ROUNDY’S (NYSE:RDNY) – $211m. Owns and operates 158 supermarkets largely in Wisconsin. IPO’ed in Feb 2012 at $8.50 (22m shares, 14.7m new shares to pay down debt. 38% owned by Willis Stein (13.8m).
Valuation
Currently trades at $4.62, earned $0.96 in the TTM -> 4.8x, projected earnings are $1.06, Forward P/E 4.32x, CFO-Capex in the TTM was $3.18 despite capex doubling. Overall very cheap for what appears to be a stable, well-established business although not one without problems.
Balance Sheet
$690m of debt (EBITDA turn 3.45x), operating leverage with rental expense of $105.7m in FY’11 (off-BS liabilities). Inventory control is worsening, since FY’10 to the TTM 10 inventory days have been added (if FIFO, this would have been significantly higher).
Ex-PE Company
Perhaps the biggest problem with Roundy’s is that is ex-PE (bought in 2002 by Willis Stein). Roundy’s was previously a co-operative, owned 66% by wholesale customers, the remainder held by employees. The motive for the buyout was to sell the wholesale operations (which generated 50% of sales), leverage cash flows, and grow the number of stores (pre-buyout there were ~61 company-owned/operated stores, now there are ~160).
New management was brought in to manage this company led by CEO Mariano (previously ran Dominick’s which was sold to Safeway in 1998 and appears to have operated in Wisconsin market), much of the senior management appears to have followed, and only one is from old Roundy’s. 5 directors, including Mariano, 3 are Managing Partners at Willis Stein, the last is an ex-senior supply chain exec from P&G. As a “controlled company” (where Willis Stein have majority voting power) do not have to have independent directors (although it does need more independents for audit committee). Comp is generous but not ridiculous.
Presumed reason for IPO is the failure to find anyone else to sell it (Mariano appointment is relevant here) to or find anyone willing to refinance debt (although they kept filing with SEC until 2005 so maybe not). The price is down 48% since IPO. Willis Stein seems to have recovered a significant amount of their original cash investment of $314m (the net consideration was $543m, I estimate they have at least $175-200m back) so are probably quite interested to get out after having to dilute their stake (pre-IPO they owned around 20m shares, now they own 13.8m of 44m) and a poor IPO.

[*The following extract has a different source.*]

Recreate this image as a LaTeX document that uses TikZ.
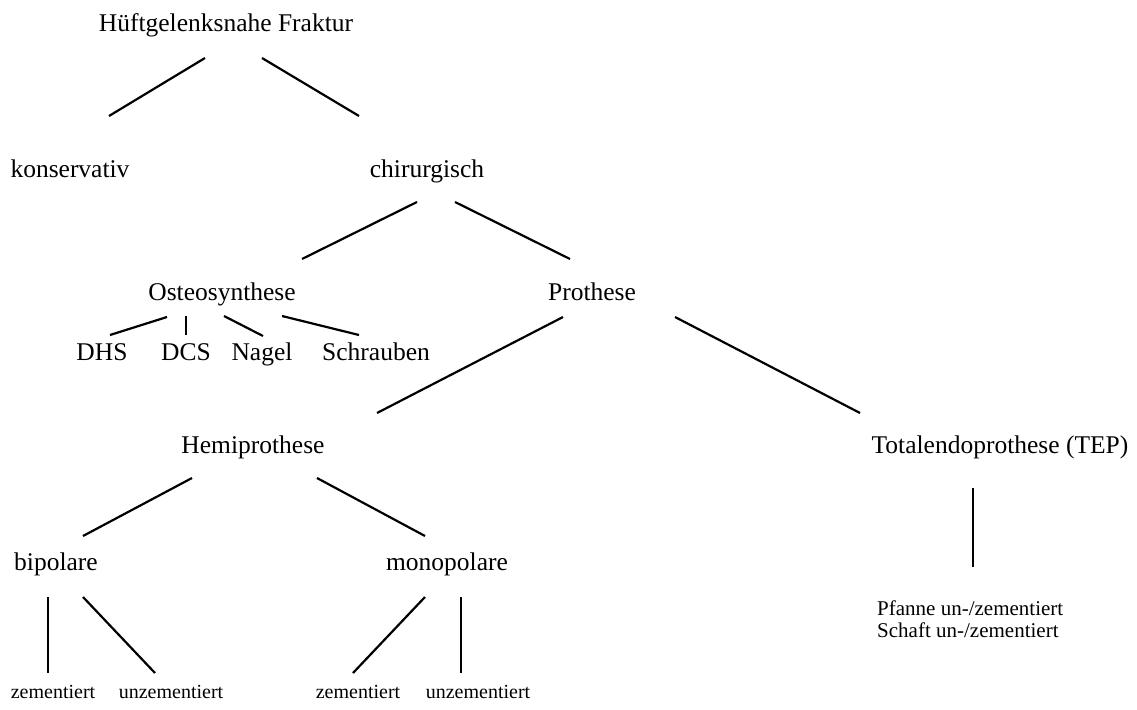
\documentclass[tikz,border=0pt]{standalone}
\usepackage{fontspec}
\setmainfont{Liberation Serif}
\begin{document}
\begin{tikzpicture}[x=1pt,y=-1pt,
  lbl/.style={anchor=base,inner sep=0pt,font=\fontsize{25.5}{30}\selectfont},
  small/.style={anchor=base,inner sep=0pt,font=\fontsize{#1}{24}\selectfont},
  small/.default=20,
  link/.style={line width=2.2pt}]
\useasboundingbox (0,0) rectangle (1137,709);
    % labels
    \node[lbl] (top)   at (226,32)  {Hüftgelenksnahe Fraktur};
    \node[lbl] (kons)  at (70,177)  {konservativ};
    \node[lbl] (chir)  at (427,177) {chirurgisch};
    \node[lbl] (osteo) at (222,300) {Osteosynthese};
    \node[lbl] (proth) at (592,300) {Prothese};
    \node[lbl] (dhs)   at (102,360) {DHS};
    \node[lbl] (dcs)   at (186,360) {DCS};
    \node[lbl] (nagel) at (262,360) {Nagel};
    \node[lbl] (schr)  at (376,360) {Schrauben};
    \node[lbl] (hemi)  at (253,453) {Hemiprothese};
    \node[lbl] (tep)   at (1000,453) {Totalendoprothese (TEP)};
    \node[lbl] (bipol) at (56,570)  {bipolare};
    \node[lbl] (mono)  at (447,570) {monopolare};
    \node[small=21,anchor=base west] (pfanne) at (877,615) {Pfanne un-/zementiert};
    \node[small=21,anchor=base west] (schaft) at (877,637) {Schaft un-/zementiert};
    \node[small] (zemA)   at (53,698)  {zementiert};
    \node[small] (unzemA) at (171,698) {unzementiert};
    \node[small] (zemB)   at (358,698) {zementiert};
    \node[small] (unzemB) at (478,698) {unzementiert};
    % lines
    \draw[link] ([shift={(-21,26)}]top.base) -- ([shift={(39,-61)}]kons.base);
    \draw[link] ([shift={(36,26)}]top.base) -- ([shift={(-68,-61)}]chir.base);
    \draw[link] ([shift={(-10,25)}]chir.base) -- ([shift={(80,-41)}]osteo.base);
    \draw[link] ([shift={(28,25)}]chir.base) -- ([shift={(-22,-41)}]proth.base);
    \draw[link] ([shift={(-55,17)}]osteo.base) -- ([shift={(8,-25)}]dhs.base);
    \draw[link] ([shift={(-36,16)}]osteo.base) -- ([shift={(0,-25)}]dcs.base);
    \draw[link] ([shift={(2,16)}]osteo.base) -- ([shift={(1,-24)}]nagel.base);
    \draw[link] ([shift={(60,16)}]osteo.base) -- ([shift={(-17,-25)}]schr.base);
    \draw[link] ([shift={(-29,17)}]proth.base) -- ([shift={(124,-40)}]hemi.base);
    \draw[link] ([shift={(83,17)}]proth.base) -- ([shift={(-140,-40)}]tep.base);
    \draw[link] ([shift={(-61,25)}]hemi.base) -- ([shift={(27,-34)}]bipol.base);
    \draw[link] ([shift={(64,25)}]hemi.base) -- ([shift={(-22,-34)}]mono.base);
    \draw[link] ([shift={(-27,35)}]tep.base) -- ([shift={(96,-48)}]pfanne.base west);
    \draw[link] ([shift={(-8,27)}]bipol.base) -- ([shift={(-5,-25)}]zemA.base);
    \draw[link] ([shift={(27,27)}]bipol.base) -- ([shift={(-16,-25)}]unzemA.base);
    \draw[link] ([shift={(-22,27)}]mono.base) -- ([shift={(-5,-25)}]zemB.base);
    \draw[link] ([shift={(14,27)}]mono.base) -- ([shift={(-17,-25)}]unzemB.base);
\end{tikzpicture}
\end{document}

Main concern is that PE has bled the company dry and problems will start emerging. Management does appear capable though. Perhaps hoped Mariano could help with sale to Safeway as with Domnicks.
Weaknesses
EBITDA margins down 128bps due to increasingly promotional marketplace. Debt/leverage is clearly a problem, not so much financial as the huge operating leverage involved with some $800m worth of leases. Minority shareholder, board is not independent, Willis Stein are quite small and local (based in Illinois) but one wonders how interested they are now they have most of the cash back (although current stake is still worth $63.75m). Wonder what other stuff may come out of the woodwork as time goes on. Unable to allocate a full position due to these weaknesses.
Strengths
Long history in Wisconsin market means it has big stores in good locations. Majority of sales in number one market share markets. Believe they can leverage regional expertise to enter Chicago market. Very cheap. Decent management, who appear to be incentivized, Mariano owns 2.5% of the company. The Board appears to have cleaned up its act somewhat, no more loans/consulting agreements. Operating gains were realized in buyout: sales per store increased from $22.5m in 2002 to $23.7m in FY’11, profit per store increased from $710k to $902k (have margins been squeezed too far though?). Ultimately, is very cheap price for a decent, but not great, business.